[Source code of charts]
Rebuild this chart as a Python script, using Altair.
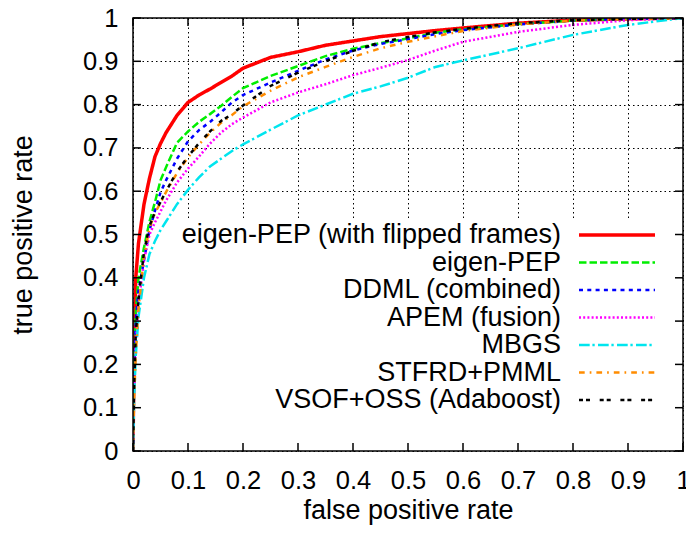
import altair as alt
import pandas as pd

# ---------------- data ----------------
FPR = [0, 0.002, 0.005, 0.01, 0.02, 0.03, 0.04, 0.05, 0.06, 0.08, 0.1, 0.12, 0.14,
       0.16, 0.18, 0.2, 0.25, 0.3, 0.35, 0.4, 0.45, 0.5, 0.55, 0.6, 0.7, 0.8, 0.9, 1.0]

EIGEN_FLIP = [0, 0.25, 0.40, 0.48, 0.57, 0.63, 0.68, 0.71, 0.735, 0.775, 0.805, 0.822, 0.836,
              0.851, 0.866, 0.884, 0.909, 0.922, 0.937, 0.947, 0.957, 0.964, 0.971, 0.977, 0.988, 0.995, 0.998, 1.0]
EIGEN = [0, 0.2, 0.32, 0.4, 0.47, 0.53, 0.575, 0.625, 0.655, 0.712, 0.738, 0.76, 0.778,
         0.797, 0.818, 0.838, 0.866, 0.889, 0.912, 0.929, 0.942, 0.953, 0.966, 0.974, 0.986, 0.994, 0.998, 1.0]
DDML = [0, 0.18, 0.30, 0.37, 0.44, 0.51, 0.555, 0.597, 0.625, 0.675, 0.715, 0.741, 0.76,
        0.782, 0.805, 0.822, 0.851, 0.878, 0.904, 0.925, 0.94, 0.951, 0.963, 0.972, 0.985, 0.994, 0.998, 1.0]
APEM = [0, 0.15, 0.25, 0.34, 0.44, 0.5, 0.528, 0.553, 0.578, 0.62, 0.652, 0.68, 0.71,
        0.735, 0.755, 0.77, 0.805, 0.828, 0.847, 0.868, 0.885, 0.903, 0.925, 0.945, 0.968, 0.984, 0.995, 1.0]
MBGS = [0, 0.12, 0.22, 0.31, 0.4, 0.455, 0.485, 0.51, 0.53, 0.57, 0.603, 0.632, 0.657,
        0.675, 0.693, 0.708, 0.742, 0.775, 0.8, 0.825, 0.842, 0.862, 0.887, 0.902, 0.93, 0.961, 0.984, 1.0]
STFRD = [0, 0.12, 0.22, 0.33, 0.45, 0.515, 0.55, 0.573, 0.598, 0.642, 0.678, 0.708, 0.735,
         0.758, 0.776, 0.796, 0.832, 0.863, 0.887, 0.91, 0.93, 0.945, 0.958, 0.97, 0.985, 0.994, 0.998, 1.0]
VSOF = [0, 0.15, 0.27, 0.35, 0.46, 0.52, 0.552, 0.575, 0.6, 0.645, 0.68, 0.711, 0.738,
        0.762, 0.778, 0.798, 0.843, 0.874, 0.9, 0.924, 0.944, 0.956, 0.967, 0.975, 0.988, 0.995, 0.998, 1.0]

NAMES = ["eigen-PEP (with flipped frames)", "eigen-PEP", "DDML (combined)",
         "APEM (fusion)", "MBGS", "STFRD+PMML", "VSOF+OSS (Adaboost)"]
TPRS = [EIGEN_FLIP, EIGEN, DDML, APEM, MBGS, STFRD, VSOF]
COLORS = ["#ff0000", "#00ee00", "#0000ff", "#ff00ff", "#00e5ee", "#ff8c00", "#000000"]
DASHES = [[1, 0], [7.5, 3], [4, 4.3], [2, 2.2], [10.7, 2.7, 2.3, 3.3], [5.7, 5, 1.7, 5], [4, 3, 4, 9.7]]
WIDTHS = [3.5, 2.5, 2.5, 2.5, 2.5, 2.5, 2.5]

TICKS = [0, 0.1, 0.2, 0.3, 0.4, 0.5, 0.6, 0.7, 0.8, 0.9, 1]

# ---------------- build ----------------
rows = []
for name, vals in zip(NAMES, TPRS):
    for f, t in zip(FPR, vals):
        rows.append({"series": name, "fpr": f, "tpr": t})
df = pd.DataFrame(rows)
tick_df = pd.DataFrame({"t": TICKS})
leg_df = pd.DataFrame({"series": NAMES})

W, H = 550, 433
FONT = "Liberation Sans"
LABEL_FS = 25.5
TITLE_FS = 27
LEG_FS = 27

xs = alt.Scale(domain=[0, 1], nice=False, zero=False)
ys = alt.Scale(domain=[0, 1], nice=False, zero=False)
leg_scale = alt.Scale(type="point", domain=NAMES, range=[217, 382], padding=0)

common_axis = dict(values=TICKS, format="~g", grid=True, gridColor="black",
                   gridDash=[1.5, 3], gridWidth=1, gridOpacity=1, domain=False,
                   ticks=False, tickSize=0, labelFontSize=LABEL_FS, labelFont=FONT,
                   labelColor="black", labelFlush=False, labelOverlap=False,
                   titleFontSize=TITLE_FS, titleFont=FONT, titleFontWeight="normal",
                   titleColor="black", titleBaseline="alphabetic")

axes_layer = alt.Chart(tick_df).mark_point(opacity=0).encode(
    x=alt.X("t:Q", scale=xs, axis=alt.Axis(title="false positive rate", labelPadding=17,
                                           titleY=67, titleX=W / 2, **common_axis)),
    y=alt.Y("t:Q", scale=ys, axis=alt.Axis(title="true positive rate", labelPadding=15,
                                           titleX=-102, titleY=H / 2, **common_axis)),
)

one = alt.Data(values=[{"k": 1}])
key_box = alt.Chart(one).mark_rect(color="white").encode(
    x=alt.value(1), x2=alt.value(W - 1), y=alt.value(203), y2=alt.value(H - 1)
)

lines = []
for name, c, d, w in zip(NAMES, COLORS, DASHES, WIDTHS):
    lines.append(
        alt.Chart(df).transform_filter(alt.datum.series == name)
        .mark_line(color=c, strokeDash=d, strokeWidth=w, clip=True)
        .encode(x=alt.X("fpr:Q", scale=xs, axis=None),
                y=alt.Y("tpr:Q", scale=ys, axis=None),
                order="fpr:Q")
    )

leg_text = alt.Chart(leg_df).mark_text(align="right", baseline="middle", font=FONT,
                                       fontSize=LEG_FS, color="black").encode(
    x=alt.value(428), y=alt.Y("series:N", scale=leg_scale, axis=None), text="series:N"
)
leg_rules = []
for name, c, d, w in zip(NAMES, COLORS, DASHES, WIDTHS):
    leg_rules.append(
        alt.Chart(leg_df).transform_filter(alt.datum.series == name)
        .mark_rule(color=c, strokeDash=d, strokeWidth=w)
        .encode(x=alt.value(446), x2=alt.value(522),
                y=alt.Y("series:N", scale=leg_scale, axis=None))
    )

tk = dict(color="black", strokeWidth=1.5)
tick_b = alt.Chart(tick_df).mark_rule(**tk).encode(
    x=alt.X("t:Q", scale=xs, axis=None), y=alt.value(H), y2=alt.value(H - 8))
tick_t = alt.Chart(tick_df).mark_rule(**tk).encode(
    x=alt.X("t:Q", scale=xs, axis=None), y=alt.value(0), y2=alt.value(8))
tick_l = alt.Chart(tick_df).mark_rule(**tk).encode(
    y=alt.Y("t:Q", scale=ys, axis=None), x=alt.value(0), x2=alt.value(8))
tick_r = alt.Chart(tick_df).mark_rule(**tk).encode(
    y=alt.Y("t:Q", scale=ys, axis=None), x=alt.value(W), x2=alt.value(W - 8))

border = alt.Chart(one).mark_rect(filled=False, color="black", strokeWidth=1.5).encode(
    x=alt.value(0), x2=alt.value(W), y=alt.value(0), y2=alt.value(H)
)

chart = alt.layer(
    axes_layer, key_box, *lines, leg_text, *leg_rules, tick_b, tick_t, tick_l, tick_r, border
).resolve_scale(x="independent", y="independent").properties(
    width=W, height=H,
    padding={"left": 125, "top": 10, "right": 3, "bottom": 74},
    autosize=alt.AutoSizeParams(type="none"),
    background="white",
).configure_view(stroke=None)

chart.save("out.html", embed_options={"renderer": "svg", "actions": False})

--

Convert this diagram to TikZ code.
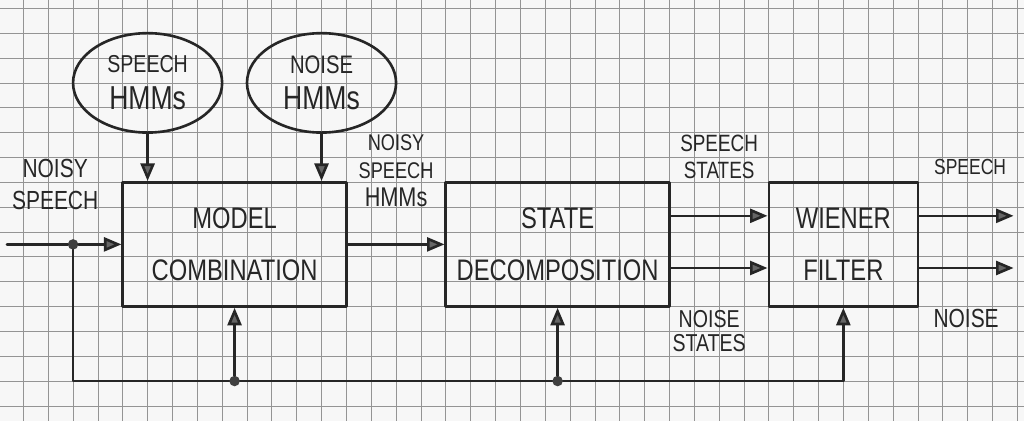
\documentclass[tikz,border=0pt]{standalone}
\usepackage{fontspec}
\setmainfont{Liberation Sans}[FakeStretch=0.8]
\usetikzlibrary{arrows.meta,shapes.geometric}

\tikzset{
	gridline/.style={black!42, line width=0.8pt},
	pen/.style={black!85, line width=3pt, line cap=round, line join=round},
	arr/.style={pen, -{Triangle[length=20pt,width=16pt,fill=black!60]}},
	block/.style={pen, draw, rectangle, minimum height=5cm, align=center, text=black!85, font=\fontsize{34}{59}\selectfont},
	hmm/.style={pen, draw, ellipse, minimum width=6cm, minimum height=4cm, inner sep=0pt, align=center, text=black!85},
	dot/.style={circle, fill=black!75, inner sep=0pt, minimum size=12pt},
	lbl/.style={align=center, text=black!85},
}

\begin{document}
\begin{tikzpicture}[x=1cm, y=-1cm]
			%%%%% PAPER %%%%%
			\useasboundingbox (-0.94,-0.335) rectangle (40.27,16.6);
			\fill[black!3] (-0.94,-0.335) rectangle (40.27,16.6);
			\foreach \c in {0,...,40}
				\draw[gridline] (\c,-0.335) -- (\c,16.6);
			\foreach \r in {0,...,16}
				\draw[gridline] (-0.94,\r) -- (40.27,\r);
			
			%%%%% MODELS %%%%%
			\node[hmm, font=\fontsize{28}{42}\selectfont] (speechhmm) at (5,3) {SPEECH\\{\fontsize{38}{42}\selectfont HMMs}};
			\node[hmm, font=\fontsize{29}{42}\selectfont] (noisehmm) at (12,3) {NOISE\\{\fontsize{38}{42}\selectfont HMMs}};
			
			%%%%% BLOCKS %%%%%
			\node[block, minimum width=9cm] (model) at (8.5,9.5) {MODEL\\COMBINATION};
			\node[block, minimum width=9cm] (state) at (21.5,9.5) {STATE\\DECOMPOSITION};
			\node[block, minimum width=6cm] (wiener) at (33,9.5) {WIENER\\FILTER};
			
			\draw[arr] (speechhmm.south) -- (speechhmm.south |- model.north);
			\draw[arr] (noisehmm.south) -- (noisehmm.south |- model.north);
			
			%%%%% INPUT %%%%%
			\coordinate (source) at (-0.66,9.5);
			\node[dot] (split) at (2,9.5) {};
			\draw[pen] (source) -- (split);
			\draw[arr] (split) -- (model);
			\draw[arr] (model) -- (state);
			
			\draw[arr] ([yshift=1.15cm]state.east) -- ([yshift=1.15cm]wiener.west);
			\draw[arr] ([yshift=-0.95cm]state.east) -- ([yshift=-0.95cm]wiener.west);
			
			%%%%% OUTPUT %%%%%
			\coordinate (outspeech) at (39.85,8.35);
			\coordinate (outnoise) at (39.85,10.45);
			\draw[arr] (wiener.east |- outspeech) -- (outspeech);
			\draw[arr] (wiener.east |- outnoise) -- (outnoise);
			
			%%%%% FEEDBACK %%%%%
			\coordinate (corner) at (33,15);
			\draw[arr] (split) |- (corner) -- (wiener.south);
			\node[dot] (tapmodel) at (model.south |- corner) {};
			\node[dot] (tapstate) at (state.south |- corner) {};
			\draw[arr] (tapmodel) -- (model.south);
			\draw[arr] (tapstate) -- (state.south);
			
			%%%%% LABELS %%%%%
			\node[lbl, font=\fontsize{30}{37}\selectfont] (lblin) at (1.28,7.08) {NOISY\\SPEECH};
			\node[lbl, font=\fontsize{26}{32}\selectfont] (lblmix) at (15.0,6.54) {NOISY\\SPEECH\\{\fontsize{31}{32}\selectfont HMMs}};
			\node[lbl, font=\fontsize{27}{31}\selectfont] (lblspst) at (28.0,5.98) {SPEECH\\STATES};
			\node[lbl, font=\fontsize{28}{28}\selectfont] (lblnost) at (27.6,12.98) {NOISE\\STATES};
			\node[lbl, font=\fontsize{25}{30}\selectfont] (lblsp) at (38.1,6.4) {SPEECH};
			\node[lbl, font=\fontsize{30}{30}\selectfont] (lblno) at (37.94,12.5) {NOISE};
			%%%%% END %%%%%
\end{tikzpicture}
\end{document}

* * *

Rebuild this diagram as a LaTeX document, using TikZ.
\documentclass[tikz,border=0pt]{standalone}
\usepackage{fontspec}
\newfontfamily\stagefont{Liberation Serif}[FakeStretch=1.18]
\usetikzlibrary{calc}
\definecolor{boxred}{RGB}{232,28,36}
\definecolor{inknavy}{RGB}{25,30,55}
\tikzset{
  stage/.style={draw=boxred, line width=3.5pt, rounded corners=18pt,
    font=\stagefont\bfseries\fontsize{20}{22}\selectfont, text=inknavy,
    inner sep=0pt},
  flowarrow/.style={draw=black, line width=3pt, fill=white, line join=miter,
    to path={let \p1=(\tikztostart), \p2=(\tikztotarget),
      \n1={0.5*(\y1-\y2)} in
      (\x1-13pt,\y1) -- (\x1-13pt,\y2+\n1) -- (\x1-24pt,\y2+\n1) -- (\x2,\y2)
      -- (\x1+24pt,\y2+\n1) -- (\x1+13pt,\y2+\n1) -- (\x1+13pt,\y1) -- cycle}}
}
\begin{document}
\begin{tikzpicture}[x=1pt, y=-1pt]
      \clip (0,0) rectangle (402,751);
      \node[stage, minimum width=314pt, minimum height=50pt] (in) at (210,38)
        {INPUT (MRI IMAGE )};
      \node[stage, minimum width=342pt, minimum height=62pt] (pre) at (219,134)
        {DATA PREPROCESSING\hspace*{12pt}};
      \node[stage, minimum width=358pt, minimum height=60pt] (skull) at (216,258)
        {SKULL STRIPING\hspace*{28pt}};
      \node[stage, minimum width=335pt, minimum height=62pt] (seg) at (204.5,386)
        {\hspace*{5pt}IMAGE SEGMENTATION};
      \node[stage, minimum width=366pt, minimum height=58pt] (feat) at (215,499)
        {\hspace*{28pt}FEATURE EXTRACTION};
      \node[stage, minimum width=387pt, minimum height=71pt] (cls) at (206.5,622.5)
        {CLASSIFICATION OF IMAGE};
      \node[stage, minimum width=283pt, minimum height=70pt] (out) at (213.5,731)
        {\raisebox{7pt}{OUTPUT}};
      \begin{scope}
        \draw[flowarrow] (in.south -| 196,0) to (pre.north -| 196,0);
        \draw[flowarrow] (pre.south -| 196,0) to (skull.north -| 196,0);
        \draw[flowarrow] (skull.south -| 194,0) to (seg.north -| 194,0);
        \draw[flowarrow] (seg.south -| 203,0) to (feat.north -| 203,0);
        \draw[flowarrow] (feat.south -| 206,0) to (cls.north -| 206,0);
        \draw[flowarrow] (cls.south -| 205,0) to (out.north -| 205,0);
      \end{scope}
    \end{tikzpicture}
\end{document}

#### [WHAT THE EXERCISE ASKS]
From the listing above, repeat only the lines between the line containing "Rebuild this chart" and the line containing "0.8, 0.9, 1.0]", those two included. Pictures are not part of the copy.

#### [TASK RESULT]
Rebuild this chart as a Python script, using Altair.
import altair as alt
import pandas as pd

# ---------------- data ----------------
FPR = [0, 0.002, 0.005, 0.01, 0.02, 0.03, 0.04, 0.05, 0.06, 0.08, 0.1, 0.12, 0.14,
       0.16, 0.18, 0.2, 0.25, 0.3, 0.35, 0.4, 0.45, 0.5, 0.55, 0.6, 0.7, 0.8, 0.9, 1.0]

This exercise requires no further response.